8. Perda Kabupaten Sumedang Nomor 7 Tahun 2015 tentang Pelestarian Bangunan Struktur dan Kawasan Cagar Budaya Kabupaten Sumedang
3. IDENTIFIKASI DAN PEMBAHASAN CAGAR BUDAYA, SITUS DAN MAKAM DI KECAMATAN SUMEDANG UTARA
Tinggalan budaya materi berupa artefak atau fitur merupakan suatu indikasi adanya aktivitas manusia yang pernah berlangsung di suatu lokasi. Demikian pula adanya batu datar, batu berdiri, fitur struktur batu dengan batu tegak atau menhir merupakan indikasi adanya pemanfaatan sumber daya alam yang pernah digunakan untuk kegiatan budaya, baik yang bersifat profan atau sakral.

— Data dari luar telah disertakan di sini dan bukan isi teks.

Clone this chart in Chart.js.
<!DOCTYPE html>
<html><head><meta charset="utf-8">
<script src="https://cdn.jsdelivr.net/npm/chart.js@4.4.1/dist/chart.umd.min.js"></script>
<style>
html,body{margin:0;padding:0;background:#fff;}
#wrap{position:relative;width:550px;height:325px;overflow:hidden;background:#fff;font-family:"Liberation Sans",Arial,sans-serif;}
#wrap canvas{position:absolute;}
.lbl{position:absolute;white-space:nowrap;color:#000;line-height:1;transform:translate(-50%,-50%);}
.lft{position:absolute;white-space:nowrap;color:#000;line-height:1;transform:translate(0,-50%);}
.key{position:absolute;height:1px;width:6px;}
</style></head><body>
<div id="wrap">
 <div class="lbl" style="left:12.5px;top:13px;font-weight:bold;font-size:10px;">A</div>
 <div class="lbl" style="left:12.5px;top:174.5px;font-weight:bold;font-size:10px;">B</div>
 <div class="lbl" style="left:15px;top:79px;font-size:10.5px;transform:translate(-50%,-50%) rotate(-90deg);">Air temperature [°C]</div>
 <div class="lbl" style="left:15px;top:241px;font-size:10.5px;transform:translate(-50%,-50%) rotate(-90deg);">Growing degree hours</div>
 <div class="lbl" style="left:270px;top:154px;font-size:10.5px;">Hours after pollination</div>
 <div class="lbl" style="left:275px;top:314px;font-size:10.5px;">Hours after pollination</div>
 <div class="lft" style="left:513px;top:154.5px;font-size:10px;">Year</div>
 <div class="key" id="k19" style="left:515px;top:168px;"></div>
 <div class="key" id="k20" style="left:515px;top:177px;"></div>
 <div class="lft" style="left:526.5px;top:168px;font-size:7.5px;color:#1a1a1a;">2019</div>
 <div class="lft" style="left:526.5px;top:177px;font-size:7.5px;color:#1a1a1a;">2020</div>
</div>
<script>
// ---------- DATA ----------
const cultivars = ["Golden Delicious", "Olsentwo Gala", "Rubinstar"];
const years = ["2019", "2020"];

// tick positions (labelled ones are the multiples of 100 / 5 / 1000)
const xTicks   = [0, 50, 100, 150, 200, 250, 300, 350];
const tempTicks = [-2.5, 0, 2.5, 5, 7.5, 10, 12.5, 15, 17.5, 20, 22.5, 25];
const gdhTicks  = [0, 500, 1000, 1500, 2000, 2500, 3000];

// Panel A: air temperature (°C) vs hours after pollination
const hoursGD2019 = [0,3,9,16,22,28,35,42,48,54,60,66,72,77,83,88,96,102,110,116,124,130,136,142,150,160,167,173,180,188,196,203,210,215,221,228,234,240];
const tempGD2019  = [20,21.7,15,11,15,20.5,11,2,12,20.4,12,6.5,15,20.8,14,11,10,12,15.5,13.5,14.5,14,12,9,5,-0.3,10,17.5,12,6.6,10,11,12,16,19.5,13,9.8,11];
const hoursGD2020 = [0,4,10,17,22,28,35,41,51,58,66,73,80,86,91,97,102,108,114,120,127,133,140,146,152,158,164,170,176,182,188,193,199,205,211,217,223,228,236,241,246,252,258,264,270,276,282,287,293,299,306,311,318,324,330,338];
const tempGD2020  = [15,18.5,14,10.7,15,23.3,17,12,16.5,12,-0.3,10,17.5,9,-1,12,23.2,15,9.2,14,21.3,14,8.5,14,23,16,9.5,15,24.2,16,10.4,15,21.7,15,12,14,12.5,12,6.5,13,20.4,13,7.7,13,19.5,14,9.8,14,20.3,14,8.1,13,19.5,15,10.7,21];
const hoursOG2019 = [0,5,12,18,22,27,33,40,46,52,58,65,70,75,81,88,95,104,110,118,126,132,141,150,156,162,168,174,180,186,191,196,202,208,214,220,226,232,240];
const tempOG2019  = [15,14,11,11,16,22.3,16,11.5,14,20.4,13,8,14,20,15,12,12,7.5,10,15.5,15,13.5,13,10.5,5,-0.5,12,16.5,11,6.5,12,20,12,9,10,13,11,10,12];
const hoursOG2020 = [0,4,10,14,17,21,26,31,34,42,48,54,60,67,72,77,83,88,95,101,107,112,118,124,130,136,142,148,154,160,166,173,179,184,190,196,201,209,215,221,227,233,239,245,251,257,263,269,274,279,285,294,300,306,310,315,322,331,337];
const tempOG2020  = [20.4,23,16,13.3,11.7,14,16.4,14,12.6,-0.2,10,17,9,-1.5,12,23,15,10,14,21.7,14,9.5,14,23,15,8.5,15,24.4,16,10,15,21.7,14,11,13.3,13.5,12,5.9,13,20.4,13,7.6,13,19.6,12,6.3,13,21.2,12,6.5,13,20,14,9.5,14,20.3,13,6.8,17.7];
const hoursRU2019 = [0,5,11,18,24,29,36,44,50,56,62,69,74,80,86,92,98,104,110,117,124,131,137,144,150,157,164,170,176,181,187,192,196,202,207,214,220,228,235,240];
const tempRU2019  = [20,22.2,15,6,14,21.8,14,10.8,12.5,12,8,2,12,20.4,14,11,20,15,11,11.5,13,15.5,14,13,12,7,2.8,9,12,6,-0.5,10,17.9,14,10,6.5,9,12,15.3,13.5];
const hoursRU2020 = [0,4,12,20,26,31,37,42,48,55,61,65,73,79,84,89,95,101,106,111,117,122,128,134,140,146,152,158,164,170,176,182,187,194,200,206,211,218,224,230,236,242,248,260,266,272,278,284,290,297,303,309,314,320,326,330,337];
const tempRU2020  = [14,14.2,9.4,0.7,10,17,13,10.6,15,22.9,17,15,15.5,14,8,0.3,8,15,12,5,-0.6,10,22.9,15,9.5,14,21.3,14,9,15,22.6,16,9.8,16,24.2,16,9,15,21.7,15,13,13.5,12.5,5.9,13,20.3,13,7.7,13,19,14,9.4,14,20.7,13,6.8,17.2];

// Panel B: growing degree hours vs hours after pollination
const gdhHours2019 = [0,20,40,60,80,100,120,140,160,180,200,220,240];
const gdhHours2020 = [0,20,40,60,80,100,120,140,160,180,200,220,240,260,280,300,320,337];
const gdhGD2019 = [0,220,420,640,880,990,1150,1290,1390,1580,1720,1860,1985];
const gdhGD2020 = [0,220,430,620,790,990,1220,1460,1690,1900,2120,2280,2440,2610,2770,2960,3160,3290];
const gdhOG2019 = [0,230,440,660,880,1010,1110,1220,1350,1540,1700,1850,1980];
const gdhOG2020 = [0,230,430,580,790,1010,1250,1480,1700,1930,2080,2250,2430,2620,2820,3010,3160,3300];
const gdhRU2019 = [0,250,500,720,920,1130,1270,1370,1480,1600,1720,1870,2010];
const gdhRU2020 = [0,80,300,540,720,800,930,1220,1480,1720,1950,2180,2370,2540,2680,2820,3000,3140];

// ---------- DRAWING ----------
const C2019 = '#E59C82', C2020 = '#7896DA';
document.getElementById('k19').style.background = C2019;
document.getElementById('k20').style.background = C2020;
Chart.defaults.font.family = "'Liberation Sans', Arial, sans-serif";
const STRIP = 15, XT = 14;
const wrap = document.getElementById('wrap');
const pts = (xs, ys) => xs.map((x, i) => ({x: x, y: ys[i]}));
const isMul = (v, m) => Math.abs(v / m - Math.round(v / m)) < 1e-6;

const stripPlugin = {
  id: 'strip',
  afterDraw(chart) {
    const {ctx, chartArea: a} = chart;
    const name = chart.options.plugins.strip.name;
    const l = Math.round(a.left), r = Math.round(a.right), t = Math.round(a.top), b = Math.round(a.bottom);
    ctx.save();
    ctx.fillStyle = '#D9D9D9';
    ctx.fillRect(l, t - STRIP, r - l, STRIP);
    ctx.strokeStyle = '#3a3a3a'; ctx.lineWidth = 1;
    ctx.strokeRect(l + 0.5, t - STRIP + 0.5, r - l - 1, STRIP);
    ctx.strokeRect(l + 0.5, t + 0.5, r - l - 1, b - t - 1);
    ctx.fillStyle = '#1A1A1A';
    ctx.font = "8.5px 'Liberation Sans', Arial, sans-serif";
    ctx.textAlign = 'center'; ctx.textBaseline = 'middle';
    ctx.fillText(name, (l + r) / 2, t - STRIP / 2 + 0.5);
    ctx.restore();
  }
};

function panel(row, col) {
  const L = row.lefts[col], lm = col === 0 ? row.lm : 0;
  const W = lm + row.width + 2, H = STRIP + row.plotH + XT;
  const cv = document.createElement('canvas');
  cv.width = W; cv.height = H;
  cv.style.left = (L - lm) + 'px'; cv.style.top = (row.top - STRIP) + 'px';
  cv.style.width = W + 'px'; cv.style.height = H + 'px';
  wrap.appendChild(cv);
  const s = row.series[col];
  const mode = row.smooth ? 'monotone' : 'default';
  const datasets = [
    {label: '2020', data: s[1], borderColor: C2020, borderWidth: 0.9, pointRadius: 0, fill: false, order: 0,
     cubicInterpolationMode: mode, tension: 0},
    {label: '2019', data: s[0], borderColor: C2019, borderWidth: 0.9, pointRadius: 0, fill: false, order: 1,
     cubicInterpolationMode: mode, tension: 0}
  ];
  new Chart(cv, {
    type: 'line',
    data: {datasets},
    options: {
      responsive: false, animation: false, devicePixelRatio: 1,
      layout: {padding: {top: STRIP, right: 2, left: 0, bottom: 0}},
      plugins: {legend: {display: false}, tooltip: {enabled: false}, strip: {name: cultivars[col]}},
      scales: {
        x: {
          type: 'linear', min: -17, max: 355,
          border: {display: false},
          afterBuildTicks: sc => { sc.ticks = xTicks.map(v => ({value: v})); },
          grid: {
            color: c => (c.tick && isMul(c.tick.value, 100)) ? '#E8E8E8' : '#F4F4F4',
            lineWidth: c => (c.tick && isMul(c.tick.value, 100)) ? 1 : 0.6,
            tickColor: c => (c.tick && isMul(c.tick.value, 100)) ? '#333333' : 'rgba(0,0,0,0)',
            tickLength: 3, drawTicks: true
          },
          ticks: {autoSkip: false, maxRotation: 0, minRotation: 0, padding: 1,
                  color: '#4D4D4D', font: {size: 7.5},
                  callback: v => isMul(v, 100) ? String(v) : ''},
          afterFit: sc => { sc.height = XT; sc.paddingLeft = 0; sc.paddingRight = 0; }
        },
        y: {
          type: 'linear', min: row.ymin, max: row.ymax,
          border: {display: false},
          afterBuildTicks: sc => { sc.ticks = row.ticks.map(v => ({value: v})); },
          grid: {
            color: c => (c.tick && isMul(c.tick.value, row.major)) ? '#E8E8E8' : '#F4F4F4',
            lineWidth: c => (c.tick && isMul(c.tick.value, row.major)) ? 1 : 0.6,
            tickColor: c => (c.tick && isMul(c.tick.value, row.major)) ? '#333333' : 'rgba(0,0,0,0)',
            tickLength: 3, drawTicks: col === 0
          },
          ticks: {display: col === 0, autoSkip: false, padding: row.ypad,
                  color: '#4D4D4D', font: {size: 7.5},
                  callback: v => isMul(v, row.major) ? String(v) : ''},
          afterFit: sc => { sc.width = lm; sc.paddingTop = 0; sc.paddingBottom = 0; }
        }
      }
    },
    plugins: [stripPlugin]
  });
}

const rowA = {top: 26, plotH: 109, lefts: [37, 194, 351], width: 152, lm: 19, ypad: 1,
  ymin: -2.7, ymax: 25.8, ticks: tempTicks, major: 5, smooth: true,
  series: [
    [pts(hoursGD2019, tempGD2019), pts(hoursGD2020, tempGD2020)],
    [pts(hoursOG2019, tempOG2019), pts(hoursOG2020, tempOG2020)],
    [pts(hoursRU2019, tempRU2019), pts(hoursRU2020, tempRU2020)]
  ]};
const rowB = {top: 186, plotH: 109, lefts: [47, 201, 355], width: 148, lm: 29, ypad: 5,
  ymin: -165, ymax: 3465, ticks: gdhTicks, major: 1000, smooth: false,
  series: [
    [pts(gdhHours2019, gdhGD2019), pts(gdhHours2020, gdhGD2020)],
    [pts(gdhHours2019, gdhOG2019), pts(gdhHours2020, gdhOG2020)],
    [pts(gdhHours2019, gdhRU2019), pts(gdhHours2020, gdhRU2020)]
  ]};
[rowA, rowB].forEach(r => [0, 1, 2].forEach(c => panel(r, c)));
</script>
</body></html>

Hal ini memberikan gambaran bahwa pada masa lampau wilayah Sumedang Utara dan sekitarnya pernah dimanfaatkan oleh sekelompok masyarakat pendukung budaya tradisi megalitik tempat melakukan aktivitas ritual. Pemilihan lokasi Sumedang Utara sebagai tempat beraktivitas, tentunya didasari oleh berbagai pertimbangan seperti letak yang strategis dan keadaan alam yang memungkinkan, misalnya dekat dengan sumber air, dikelilingi perbukitan sebagai pertahanan dan tanah yang subur. Walaupun Islam masuk dan berkembang, tetapi anasir-anasir budaya lokal tidak hilang begitu saja dalam kehidupan masyarakat di wilayah tersebut. Hingga sekarang ini, sebagian masyarakat masih mempertahankan tradisi pada beberapa situs makam kuna. Berdasarkan informasi penduduk situs-situs makam atau kubur di kawasan Sumedang Utara dan sekitarnya masih menggunakan nisan batu tegak merupakan salah satu bentuk kontinuitas tradisi megalitik.